EXERCISE BRIEF:
All of the lines below are to be transcribed faithfully, with pictures excluded from the copy.

Stored data:
════════════════════
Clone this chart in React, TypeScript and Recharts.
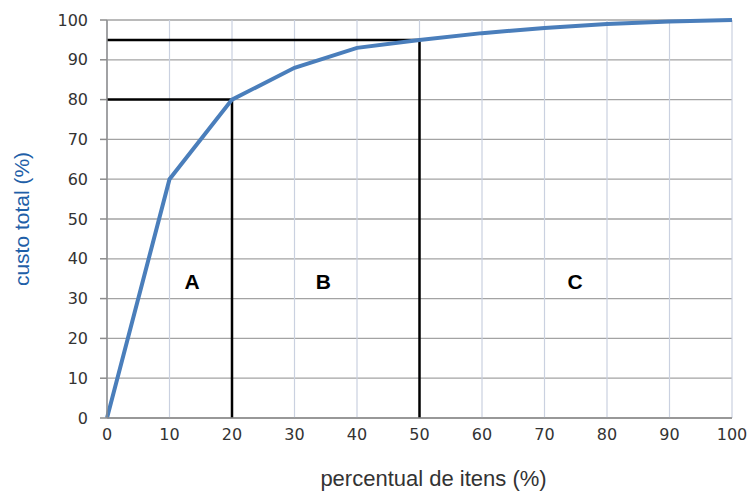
import React from 'react';
import { LineChart, Line, XAxis, YAxis, CartesianGrid, ReferenceLine, ReferenceDot } from 'recharts';

const itemPct = [0, 10, 20, 30, 40, 50, 60, 70, 80, 90, 100];
const costPct = [0, 60, 80, 88, 93, 95, 96.7, 98, 99, 99.6, 100];
const xTicks = [0, 10, 20, 30, 40, 50, 60, 70, 80, 90, 100];
const yTicks = [0, 10, 20, 30, 40, 50, 60, 70, 80, 90, 100];
const classNames = ['A', 'B', 'C'];
const classX = [13.6, 34.6, 74.9];
const classY = [34.4, 34.4, 34.4];
const cutX = [20, 50];
const cutY = [80, 95];

const data = itemPct.map((x, i) => ({ x, y: costPct[i] }));

export default function App() {
  return (
    <div style={{ position: 'absolute', left: 0, top: 0, width: 750, height: 492, background: '#fff' }}>
      <LineChart width={750} height={492} data={data} margin={{ top: 20, right: 18, bottom: 0, left: 0 }}>
        <CartesianGrid horizontal={true} vertical={false} stroke="#a3a3a3" strokeWidth={1.3} />
        <CartesianGrid horizontal={false} vertical={true} stroke="#cad1e0" strokeWidth={1.2} />
        <XAxis
          dataKey="x"
          type="number"
          domain={[0, 100]}
          ticks={xTicks}
          interval={0}
          height={74}
          tickLine={false}
          tickSize={8}
          tickMargin={3}
          stroke="#8c8c8c"
          strokeWidth={1.5}
          tick={{ fill: '#333', fontSize: 16, fontFamily: 'DejaVu Sans' }}
          label={{ value: 'percentual de itens (%)', position: 'insideBottom', offset: 6, dx: 14, fill: '#333', fontSize: 22, fontFamily: 'Liberation Sans' }}
        />
        <YAxis
          type="number"
          domain={[0, 100]}
          ticks={yTicks}
          interval={0}
          width={107}
          tickSize={7}
          tickMargin={12}
          stroke="#8c8c8c"
          strokeWidth={1.5}
          tick={{ fill: '#333', fontSize: 16, fontFamily: 'DejaVu Sans' }}
          label={{ value: 'custo total (%)', angle: -90, position: 'insideLeft', offset: 22, fill: '#1f5fa8', fontSize: 21, fontFamily: 'Liberation Sans', style: { textAnchor: 'middle' } }}
        />
        {cutX.map((cx, i) => (
          <ReferenceLine key={'h' + i} segment={[{ x: 0, y: cutY[i] }, { x: cx, y: cutY[i] }]} stroke="#000" strokeWidth={2.5} ifOverflow="visible" />
        ))}
        {cutX.map((cx, i) => (
          <ReferenceLine key={'v' + i} segment={[{ x: cx, y: 0 }, { x: cx, y: cutY[i] }]} stroke="#000" strokeWidth={2.5} ifOverflow="visible" />
        ))}
        <Line type="linear" dataKey="y" stroke="#4a7ebb" strokeWidth={4} dot={false} isAnimationActive={false} />
        {classNames.map((n, i) => (
          <ReferenceDot
            key={n}
            x={classX[i]}
            y={classY[i]}
            r={0}
            fill="none"
            stroke="none"
            label={{ value: n, position: 'center', fill: '#000', fontSize: 21, fontWeight: 'bold', fontFamily: 'Liberation Sans' }}
          />
        ))}
      </LineChart>
    </div>
  );
}
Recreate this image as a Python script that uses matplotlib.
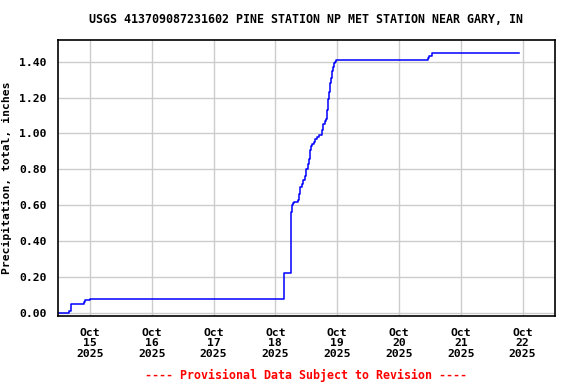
import matplotlib
matplotlib.use("Agg")
import matplotlib.pyplot as plt
import pandas as pd

times = ["2025-10-14 11:36", "2025-10-14 15:55", "2025-10-14 16:30", "2025-10-14 21:35",
         "2025-10-14 22:10", "2025-10-15 00:05", "2025-10-18 03:15", "2025-10-18 06:05",
         "2025-10-18 06:15", "2025-10-18 06:25", "2025-10-18 06:50", "2025-10-18 07:05",
         "2025-10-18 08:40", "2025-10-18 09:10", "2025-10-18 09:40", "2025-10-18 10:20",
         "2025-10-18 10:55", "2025-10-18 11:35", "2025-10-18 12:05", "2025-10-18 12:40",
         "2025-10-18 13:10", "2025-10-18 13:35", "2025-10-18 13:55", "2025-10-18 14:25",
         "2025-10-18 14:55", "2025-10-18 15:30", "2025-10-18 16:20", "2025-10-18 16:55",
         "2025-10-18 18:10", "2025-10-18 18:40", "2025-10-18 19:15", "2025-10-18 19:50",
         "2025-10-18 20:10", "2025-10-18 20:25", "2025-10-18 20:45", "2025-10-18 21:10",
         "2025-10-18 21:35", "2025-10-18 21:55", "2025-10-18 22:20", "2025-10-18 22:45",
         "2025-10-18 23:15", "2025-10-18 23:35", "2025-10-20 11:20", "2025-10-20 11:45",
         "2025-10-20 12:55", "2025-10-21 22:25"]
precip = [0.00, 0.01, 0.05, 0.06, 0.07, 0.08, 0.22, 0.46,
          0.56, 0.60, 0.61, 0.62, 0.63, 0.66, 0.70, 0.72,
          0.74, 0.76, 0.80, 0.83, 0.86, 0.91, 0.93, 0.94,
          0.95, 0.97, 0.98, 0.99, 1.02, 1.05, 1.07, 1.08,
          1.13, 1.19, 1.23, 1.28, 1.31, 1.35, 1.37, 1.39,
          1.40, 1.41, 1.42, 1.43, 1.45, 1.45]

tick_dates = ["2025-10-15", "2025-10-16", "2025-10-17", "2025-10-18",
              "2025-10-19", "2025-10-20", "2025-10-21", "2025-10-22"]
tick_labels = ["Oct\n15\n2025", "Oct\n16\n2025", "Oct\n17\n2025", "Oct\n18\n2025",
               "Oct\n19\n2025", "Oct\n20\n2025", "Oct\n21\n2025", "Oct\n22\n2025"]
yticks = [0.0, 0.2, 0.4, 0.6, 0.8, 1.0, 1.2, 1.4]
ytick_labels = ["0.00", "0.20", "0.40", "0.60", "0.80", "1.00", "1.20", "1.40"]

title = "USGS 413709087231602 PINE STATION NP MET STATION NEAR GARY, IN"
ylabel = "Precipitation, total, inches"
footer = "---- Provisional Data Subject to Revision ----"

plt.rcParams['font.family'] = ['DejaVu Sans Mono']
plt.rcParams['font.weight'] = 'bold'
FS = 8.2

fig = plt.figure(figsize=(5.76, 3.84), dpi=100)
ax = fig.add_axes([0.1007, 0.1758, 0.862, 0.7212])

t = pd.to_datetime(times)
ax.step(t, precip, where='post', color='#0000ff', lw=1.1)

ax.set_xlim(pd.Timestamp("2025-10-14 11:36"), pd.Timestamp("2025-10-22 12:24"))
ax.set_ylim(-0.02, 1.523)
ax.set_xticks(pd.to_datetime(tick_dates))
ax.set_xticklabels(tick_labels, fontsize=FS, fontweight='bold', linespacing=1.08)
ax.set_yticks(yticks)
ax.set_yticklabels(ytick_labels, fontsize=FS, fontweight='bold')
ax.tick_params(axis='both', length=0)
ax.tick_params(axis='x', pad=8)
ax.tick_params(axis='y', pad=8)
ax.grid(True, color='#cccccc', lw=1.0)
ax.set_axisbelow(True)
for s in ax.spines.values():
    s.set_color('black')
    s.set_linewidth(1.2)

ax.set_ylabel(ylabel, fontsize=FS, fontweight='bold')
ax.yaxis.set_label_coords(-0.093, 0.5)
fig.text(0.5315, 0.95, title, ha='center', va='center', fontsize=8.4, fontweight='bold')
fig.text(0.5315, 0.023, footer, ha='center', va='center', fontsize=8.4, fontweight='bold', color='red')

fig.savefig("out.png", dpi=100)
════════════════════
EXPECTED OUTPUT:
Clone this chart in React, TypeScript and Recharts.
import React from 'react';
import { LineChart, Line, XAxis, YAxis, CartesianGrid, ReferenceLine, ReferenceDot } from 'recharts';

const itemPct = [0, 10, 20, 30, 40, 50, 60, 70, 80, 90, 100];
const costPct = [0, 60, 80, 88, 93, 95, 96.7, 98, 99, 99.6, 100];
const xTicks = [0, 10, 20, 30, 40, 50, 60, 70, 80, 90, 100];
const yTicks = [0, 10, 20, 30, 40, 50, 60, 70, 80, 90, 100];
const classNames = ['A', 'B', 'C'];
const classX = [13.6, 34.6, 74.9];
const classY = [34.4, 34.4, 34.4];
const cutX = [20, 50];
const cutY = [80, 95];

const data = itemPct.map((x, i) => ({ x, y: costPct[i] }));

export default function App() {
  return (
    <div style={{ position: 'absolute', left: 0, top: 0, width: 750, height: 492, background: '#fff' }}>
      <LineChart width={750} height={492} data={data} margin={{ top: 20, right: 18, bottom: 0, left: 0 }}>
        <CartesianGrid horizontal={true} vertical={false} stroke="#a3a3a3" strokeWidth={1.3} />
        <CartesianGrid horizontal={false} vertical={true} stroke="#cad1e0" strokeWidth={1.2} />
        <XAxis
          dataKey="x"
          type="number"
          domain={[0, 100]}
          ticks={xTicks}
          interval={0}
          height={74}
          tickLine={false}
          tickSize={8}
          tickMargin={3}
          stroke="#8c8c8c"
          strokeWidth={1.5}
          tick={{ fill: '#333', fontSize: 16, fontFamily: 'DejaVu Sans' }}
          label={{ value: 'percentual de itens (%)', position: 'insideBottom', offset: 6, dx: 14, fill: '#333', fontSize: 22, fontFamily: 'Liberation Sans' }}
        />
        <YAxis
          type="number"
          domain={[0, 100]}
          ticks={yTicks}
          interval={0}
          width={107}
          tickSize={7}
          tickMargin={12}
          stroke="#8c8c8c"
          strokeWidth={1.5}
          tick={{ fill: '#333', fontSize: 16, fontFamily: 'DejaVu Sans' }}
          label={{ value: 'custo total (%)', angle: -90, position: 'insideLeft', offset: 22, fill: '#1f5fa8', fontSize: 21, fontFamily: 'Liberation Sans', style: { textAnchor: 'middle' } }}
        />
        {cutX.map((cx, i) => (
          <ReferenceLine key={'h' + i} segment={[{ x: 0, y: cutY[i] }, { x: cx, y: cutY[i] }]} stroke="#000" strokeWidth={2.5} ifOverflow="visible" />
        ))}
        {cutX.map((cx, i) => (
          <ReferenceLine key={'v' + i} segment={[{ x: cx, y: 0 }, { x: cx, y: cutY[i] }]} stroke="#000" strokeWidth={2.5} ifOverflow="visible" />
        ))}
        <Line type="linear" dataKey="y" stroke="#4a7ebb" strokeWidth={4} dot={false} isAnimationActive={false} />
        {classNames.map((n, i) => (
          <ReferenceDot
            key={n}
            x={classX[i]}
            y={classY[i]}
            r={0}
            fill="none"
            stroke="none"
            label={{ value: n, position: 'center', fill: '#000', fontSize: 21, fontWeight: 'bold', fontFamily: 'Liberation Sans' }}
          />
        ))}
      </LineChart>
    </div>
  );
}
Recreate this image as a Python script that uses matplotlib.
import matplotlib
matplotlib.use("Agg")
import matplotlib.pyplot as plt
import pandas as pd

times = ["2025-10-14 11:36", "2025-10-14 15:55", "2025-10-14 16:30", "2025-10-14 21:35",
         "2025-10-14 22:10", "2025-10-15 00:05", "2025-10-18 03:15", "2025-10-18 06:05",
         "2025-10-18 06:15", "2025-10-18 06:25", "2025-10-18 06:50", "2025-10-18 07:05",
         "2025-10-18 08:40", "2025-10-18 09:10", "2025-10-18 09:40", "2025-10-18 10:20",
         "2025-10-18 10:55", "2025-10-18 11:35", "2025-10-18 12:05", "2025-10-18 12:40",
         "2025-10-18 13:10", "2025-10-18 13:35", "2025-10-18 13:55", "2025-10-18 14:25",
         "2025-10-18 14:55", "2025-10-18 15:30", "2025-10-18 16:20", "2025-10-18 16:55",
         "2025-10-18 18:10", "2025-10-18 18:40", "2025-10-18 19:15", "2025-10-18 19:50",
         "2025-10-18 20:10", "2025-10-18 20:25", "2025-10-18 20:45", "2025-10-18 21:10",
         "2025-10-18 21:35", "2025-10-18 21:55", "2025-10-18 22:20", "2025-10-18 22:45",
         "2025-10-18 23:15", "2025-10-18 23:35", "2025-10-20 11:20", "2025-10-20 11:45",
         "2025-10-20 12:55", "2025-10-21 22:25"]
precip = [0.00, 0.01, 0.05, 0.06, 0.07, 0.08, 0.22, 0.46,
          0.56, 0.60, 0.61, 0.62, 0.63, 0.66, 0.70, 0.72,
          0.74, 0.76, 0.80, 0.83, 0.86, 0.91, 0.93, 0.94,
          0.95, 0.97, 0.98, 0.99, 1.02, 1.05, 1.07, 1.08,
          1.13, 1.19, 1.23, 1.28, 1.31, 1.35, 1.37, 1.39,
          1.40, 1.41, 1.42, 1.43, 1.45, 1.45]

tick_dates = ["2025-10-15", "2025-10-16", "2025-10-17", "2025-10-18",
              "2025-10-19", "2025-10-20", "2025-10-21", "2025-10-22"]
tick_labels = ["Oct\n15\n2025", "Oct\n16\n2025", "Oct\n17\n2025", "Oct\n18\n2025",
               "Oct\n19\n2025", "Oct\n20\n2025", "Oct\n21\n2025", "Oct\n22\n2025"]
yticks = [0.0, 0.2, 0.4, 0.6, 0.8, 1.0, 1.2, 1.4]
ytick_labels = ["0.00", "0.20", "0.40", "0.60", "0.80", "1.00", "1.20", "1.40"]

title = "USGS 413709087231602 PINE STATION NP MET STATION NEAR GARY, IN"
ylabel = "Precipitation, total, inches"
footer = "---- Provisional Data Subject to Revision ----"

plt.rcParams['font.family'] = ['DejaVu Sans Mono']
plt.rcParams['font.weight'] = 'bold'
FS = 8.2

fig = plt.figure(figsize=(5.76, 3.84), dpi=100)
ax = fig.add_axes([0.1007, 0.1758, 0.862, 0.7212])

t = pd.to_datetime(times)
ax.step(t, precip, where='post', color='#0000ff', lw=1.1)

ax.set_xlim(pd.Timestamp("2025-10-14 11:36"), pd.Timestamp("2025-10-22 12:24"))
ax.set_ylim(-0.02, 1.523)
ax.set_xticks(pd.to_datetime(tick_dates))
ax.set_xticklabels(tick_labels, fontsize=FS, fontweight='bold', linespacing=1.08)
ax.set_yticks(yticks)
ax.set_yticklabels(ytick_labels, fontsize=FS, fontweight='bold')
ax.tick_params(axis='both', length=0)
ax.tick_params(axis='x', pad=8)
ax.tick_params(axis='y', pad=8)
ax.grid(True, color='#cccccc', lw=1.0)
ax.set_axisbelow(True)
for s in ax.spines.values():
    s.set_color('black')
    s.set_linewidth(1.2)

ax.set_ylabel(ylabel, fontsize=FS, fontweight='bold')
ax.yaxis.set_label_coords(-0.093, 0.5)
fig.text(0.5315, 0.95, title, ha='center', va='center', fontsize=8.4, fontweight='bold')
fig.text(0.5315, 0.023, footer, ha='center', va='center', fontsize=8.4, fontweight='bold', color='red')

fig.savefig("out.png", dpi=100)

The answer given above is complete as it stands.